The result is the Bay State is ranked as having the 36th most competitive state business tax climate in the nation, according to the Washington, D.C.-based Tax Foundation.

“The tax health of the state is not good,” said Michael Lucci, vice president of state projects for the nonprofit. “The state has a relatively high tax burden, especially compared to New Hampshire.”

The foundation ranks the Granite State among the Top 10 states for taxes on business, with Wyoming coming in first followed by South Dakota, Alaska, Florida, Montana then New Hampshire.

Connecticut, California, New York and New Jersey are rated as having the worst state business tax climate for 2020, the foundation states.

“Massachusetts as a whole has high income and strong growth and education is a key driver,” Lucci told the Herald. “But having a better tax code can make that better … and help the state if a recession were to hit.”

Key indicators show tax bills in Massachusetts are not as high as they were in the past, but the state is still in the Top 10 in many categories per capita, including:

  • The second highest corporate tax collections at $320. The national average is $139.
  • The third highest for individual income tax collections at $2,146. The national average is $1,083.
  • The fifth highest for state and local tax collections at $6,469. The U.S. average is $4,946.

“The Taxachusetts label is not completely gone but it has improved. It is still a high tax state,” Lucci added.

Gov. Charlie Baker said Saturday “the single biggest thing we heard from the rating agencies … is actually not about pensions and debt, it was about the state of the state’s stabilization fund, and over the past several years we have basically tripled the size of our stabilization fund to $3.5 billion. It’s as big as it’s ever been.”

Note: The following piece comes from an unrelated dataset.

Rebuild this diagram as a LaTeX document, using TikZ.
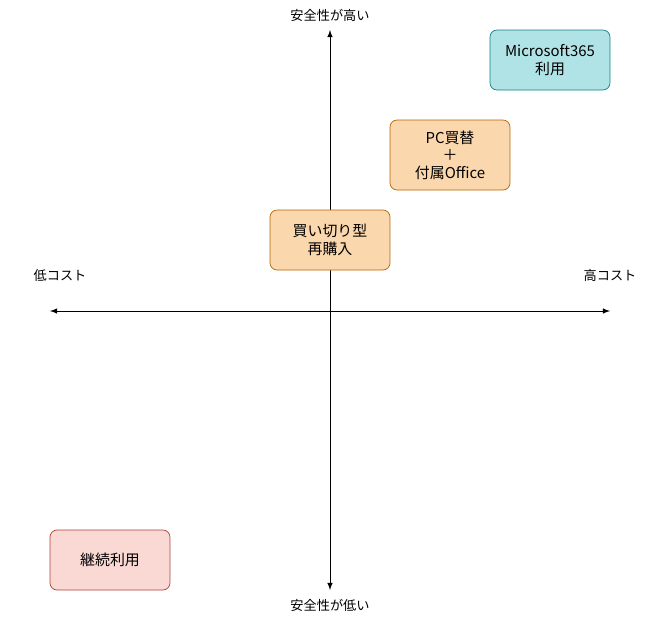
\documentclass[tikz,border=0pt]{standalone}
\usepackage{fontspec}
\setmainfont{Noto Sans CJK JP}
\definecolor{tealfill}{HTML}{B0E3E6}
\definecolor{tealline}{HTML}{0E8088}
\definecolor{orfill}{HTML}{FAD7AC}
\definecolor{orline}{HTML}{B46504}
\definecolor{redfill}{HTML}{FAD9D5}
\definecolor{redline}{HTML}{AE4132}
\begin{document}
\begin{tikzpicture}[x=0.02cm,y=-0.02cm,
  box/.style={rectangle,rounded corners=4pt,minimum width=2.4cm,minimum height=1.2cm,align=center,font=\fontsize{8.5}{10}\selectfont},
  lbl/.style={font=\fontsize{7.5}{9}\selectfont}]
	\useasboundingbox (0,0) rectangle (670,620);
	%axes
	\coordinate (xl) at (50,311);
	\coordinate (xr) at (610,311);
	\coordinate (yt) at (330,30);
	\coordinate (yb) at (330,590);
	\draw[latex-latex] (xl) -- (xr);
	\draw[latex-latex] (yb) -- (yt);

	%axis labels
	\node[lbl] (high) at (330,15) {安全性が高い};
	\node[lbl] (low) at (330,605) {安全性が低い};
	\node[lbl] (cheap) at (60,275) {低コスト};
	\node[lbl] (dear) at (610,275) {高コスト};

	%options
	\node[box,fill=tealfill,draw=tealline] (ms) at (550,60) {Microsoft365\\利用};
	\node[box,fill=orfill,draw=orline,minimum height=1.4cm] (pc) at (450,155) {PC買替\\＋\\付属Office};
	\node[box,fill=orfill,draw=orline] (buy) at (330,240) {買い切り型\\再購入};
	\node[box,fill=redfill,draw=redline] (keep) at (110,560) {継続利用};
\end{tikzpicture}
\end{document}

Baker said the pension payouts are “on a schedule” and the state will “fund them every single year on the schedule” that reaches to 2037.

UMass Amherst economics professor emeritus David Kotz urged continued investment in state infrastructure.

“Look at China. That country grew so fast because because the government invested in high-class railways and roads,” said Kotz. “We’ve got to invest in what we’re good at.”